___ Source data ___
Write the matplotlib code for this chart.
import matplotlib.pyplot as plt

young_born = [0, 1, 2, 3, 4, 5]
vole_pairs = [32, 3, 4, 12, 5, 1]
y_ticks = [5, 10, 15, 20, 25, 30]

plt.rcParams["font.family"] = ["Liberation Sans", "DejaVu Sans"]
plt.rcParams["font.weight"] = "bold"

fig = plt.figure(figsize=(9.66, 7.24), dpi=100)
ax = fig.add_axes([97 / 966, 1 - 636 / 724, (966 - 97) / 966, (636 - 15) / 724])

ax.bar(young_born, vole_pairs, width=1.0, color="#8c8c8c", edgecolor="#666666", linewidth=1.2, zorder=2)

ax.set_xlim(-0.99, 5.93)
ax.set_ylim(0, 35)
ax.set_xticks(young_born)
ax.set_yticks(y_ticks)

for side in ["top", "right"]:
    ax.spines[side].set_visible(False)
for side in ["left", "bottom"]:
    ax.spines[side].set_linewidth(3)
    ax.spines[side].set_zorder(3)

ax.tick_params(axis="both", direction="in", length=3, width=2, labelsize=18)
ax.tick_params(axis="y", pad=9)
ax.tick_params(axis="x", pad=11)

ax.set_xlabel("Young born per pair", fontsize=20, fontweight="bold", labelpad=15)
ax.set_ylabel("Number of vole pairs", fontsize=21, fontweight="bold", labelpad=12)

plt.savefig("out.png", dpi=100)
___
Task:
Every line above needs to be retyped exactly.

Result below:
Write the matplotlib code for this chart.
import matplotlib.pyplot as plt

young_born = [0, 1, 2, 3, 4, 5]
vole_pairs = [32, 3, 4, 12, 5, 1]
y_ticks = [5, 10, 15, 20, 25, 30]

plt.rcParams["font.family"] = ["Liberation Sans", "DejaVu Sans"]
plt.rcParams["font.weight"] = "bold"

fig = plt.figure(figsize=(9.66, 7.24), dpi=100)
ax = fig.add_axes([97 / 966, 1 - 636 / 724, (966 - 97) / 966, (636 - 15) / 724])

ax.bar(young_born, vole_pairs, width=1.0, color="#8c8c8c", edgecolor="#666666", linewidth=1.2, zorder=2)

ax.set_xlim(-0.99, 5.93)
ax.set_ylim(0, 35)
ax.set_xticks(young_born)
ax.set_yticks(y_ticks)

for side in ["top", "right"]:
    ax.spines[side].set_visible(False)
for side in ["left", "bottom"]:
    ax.spines[side].set_linewidth(3)
    ax.spines[side].set_zorder(3)

ax.tick_params(axis="both", direction="in", length=3, width=2, labelsize=18)
ax.tick_params(axis="y", pad=9)
ax.tick_params(axis="x", pad=11)

ax.set_xlabel("Young born per pair", fontsize=20, fontweight="bold", labelpad=15)
ax.set_ylabel("Number of vole pairs", fontsize=21, fontweight="bold", labelpad=12)

plt.savefig("out.png", dpi=100)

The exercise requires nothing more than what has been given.